“Ah yes…” He said as he looked at me, smiling. “It is because you are very fat.”
I half-grinned as my heart sank. And my eyes dropped to the dirt floor of the hut we sat in, avoiding the glances of my friends. My mind raced over the words he just uttered. Very fat. No words any American would ever dare to say to your face. And he was using them to describe me, without hesitation, in answer to my question of why he thought I was the oldest of my friends.
He stepped out to grab the rice and beans that women in his village had spent all day preparing for us. My friends and I sat in a momentary silence.
“I am so sorry he said that, Courtney.” My friend Joe said, wanting to comfort me but unsure of how.
I shrugged. “No, it’s fine. Really. I’m secure.”
And I wasn’t lying. I was okay. Somehow, by the grace of God, the fact that a Ugandan man thought I was older than my much thinner friends because I was “very fat” was okay.
But I couldn’t stop thinking about it.
He noticed. My weight was not something I could be immune to.
But he didn’t treat me differently. In fact, in his mind, he never said anything offensive at all. He wasn’t aware of the tension he left in the hut or the discomfort felt by my friends that someone they loved had just been called fat to their face. His words were not spoken with hate.
Why was this scenario so different in the bush of Africa? Why would this whole situation be different in America?
After eating, we left the village and walked on the dirt path to the road to head back towards town. I walked beside a Ugandan girl I assumed to be around my age.
She was beautiful. Not rail-thin. Average weight most likely… with a thin layer of “cushioning”. She walked tall… confident in her steps.
And the word “fat” was brought up again.
So I asked her the question that was circling in my heart and in my head…
“So here… is it better to be fat or thin?”
She looked at me, perplexed. “I do not understand your question.”
I tried to rephrase. “You know… do people like fatter or thinner people better?”
She shrugged and smiled “It is not one or the other. It is not good or bad. It is from God.”
I couldn’t wrap my head around it.
How could being called “very fat” NOT be a bad thing?
My American mind, brainwashed by the “need” to be thin – the “worship” of having the body of a Victoria’s Secret model – the striving to be toned and lean and tiny, was rattled.
There’s a lie I can’t seem to escape. A lie that my head knows isn’t true, but my heart holds on to with everything. I believe I would be better if I were thin. I believe I will be worth more, valued more, wanted more, pursued more, loved more if I am what society insists I should be – a size 2.
I have never been a size 2.
So here, I fight this unattainable standard; this ultimatum that I will never be the best I can be UNLESS I lose weight. That I will never step into the fullness that God has for me UNLESS I lose weight. That God will not allow a man to pursue me UNLESS I lose weight.

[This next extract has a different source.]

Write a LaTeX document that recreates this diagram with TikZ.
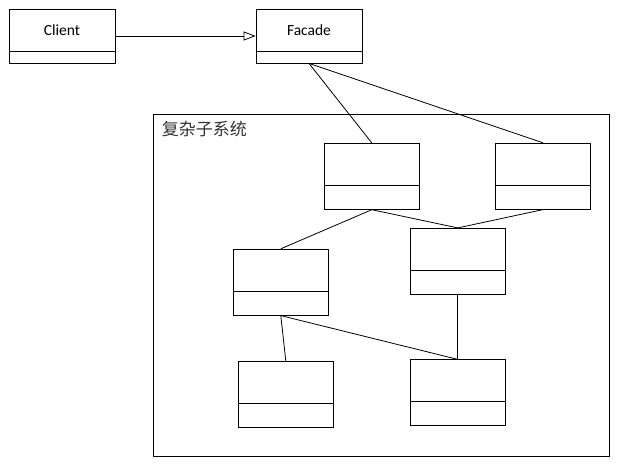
\documentclass[tikz,border=0pt]{standalone}
\usepackage{fontspec}
\setmainfont{Carlito}
\newfontfamily\cjk{Noto Sans CJK SC}
\usetikzlibrary{arrows.meta}

\tikzset{
  umlbox/.style={draw,line width=0.8pt,minimum width=95pt,minimum height=66pt,inner sep=0pt,
    path picture={\draw[line width=0.8pt] ([yshift=#1]path picture bounding box.south west) -- ([yshift=#1]path picture bounding box.south east);}},
  umlbox/.default=24pt,
  classname/.style={font=\fontsize{15.5}{18}\selectfont,yshift=6pt}
}

\begin{document}
\begin{tikzpicture}[x=1pt,y=-1pt]
\useasboundingbox (0,0) rectangle (618,466);

% Client and facade
\node[umlbox=12pt,minimum width=106pt,minimum height=54pt,label={[classname]center:Client}] (client) at (62,36) {};
\node[umlbox=12pt,minimum width=106pt,minimum height=54pt,label={[classname]center:Facade}] (facade) at (309,36) {};
\draw[line width=0.8pt,-{Triangle[open,length=12pt,width=9pt,fill=white]}] (client.east) -- (facade.west);

% Subsystem frame
\node[draw,line width=0.8pt,minimum width=456pt,minimum height=342pt,inner sep=0pt] (subsys) at (381,285) {};
\node[anchor=north west,inner sep=0pt,text=black!80,font=\cjk\fontsize{17}{19}\selectfont] (subsyslabel) at ([shift={(9pt,-7pt)}]subsys.north west) {复杂子系统};

% Subsystem classes
\node[umlbox] (clsa) at (371.8,176.3) {};
\node[umlbox] (clsb) at (543,176.2) {};
\node[umlbox] (clsc) at (280.8,282.2) {};
\node[umlbox] (clsd) at (457.8,261.3) {};
\node[umlbox] (clse) at (285.8,394.3) {};
\node[umlbox] (clsf) at (457.8,392.8) {};

% Links
\draw[line width=0.8pt] (facade.south) -- (clsa.north);
\draw[line width=0.8pt] (facade.south) -- (clsb.north);
\draw[line width=0.8pt] (clsa.south) -- (clsc.north);
\draw[line width=0.8pt] (clsa.south) -- (clsd.north);
\draw[line width=0.8pt] (clsb.south) -- (clsd.north);
\draw[line width=0.8pt] (clsc.south) -- (clse.north);
\draw[line width=0.8pt] (clsc.south) -- (clsf.north);
\draw[line width=0.8pt] (clsd.south) -- (clsf.north);
\end{tikzpicture}
\end{document}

But this lie… it doesn’t match up. It is the one thing that doesn’t fit inside my secure heart. The heart that knows I am loved and accepted and treasured by the King of Heaven. The heart that knows where my worth can be found. The heart that wants more of God more than anything else. The heart that knows that striving will get me no where in the Kingdom of God.
This lie is trying to make room in my heart – trying to crush its way into my theology – trying to make cracks in my cemented foundation of grace – trying to change how I view the character of God.
This semester I have strived. I have tried to stay on top of working out. I have eaten more vegetables than ever before. I have started taking multi-vitamins. I’ve traded my 2% milk for Almond Milk. I’ve attempted to drink as much water as possible. I’ve saved drinking soda for special occassions.
And I haven’t lost a pound. In fact, I sometimes feel like I’ve gotten bigger. And I am living a significantly healthier lifestyle than I was 2 or 3 years ago.
I have no conclusion for the end of this post. I am in process. I am in the middle of breakthrough. But there’s something significant that God is breaking off.
And I can’t help but think that it’s not my weight that He wants me to change.
It’s my heart.
It’s how I see a skinnier Christian woman and think she has more inheritance in the kingdom of God than me.
It’s how I look at the woman in other people’s engagement pictures and think “That’s not what mine will ever look like. My arms are too big.”
It’s how I see instagrams and blogs filled with Jesus-loving people who are fit and full of a paleo diets and wonder why that’s NOT something my heart is passionate about.
It’s how I think there’s something wrong with me that I have absolutely no desire to run a half-marathon.
Our journey’s are as unique as our figures.
And I think I, for one, should stop comparing. And just be.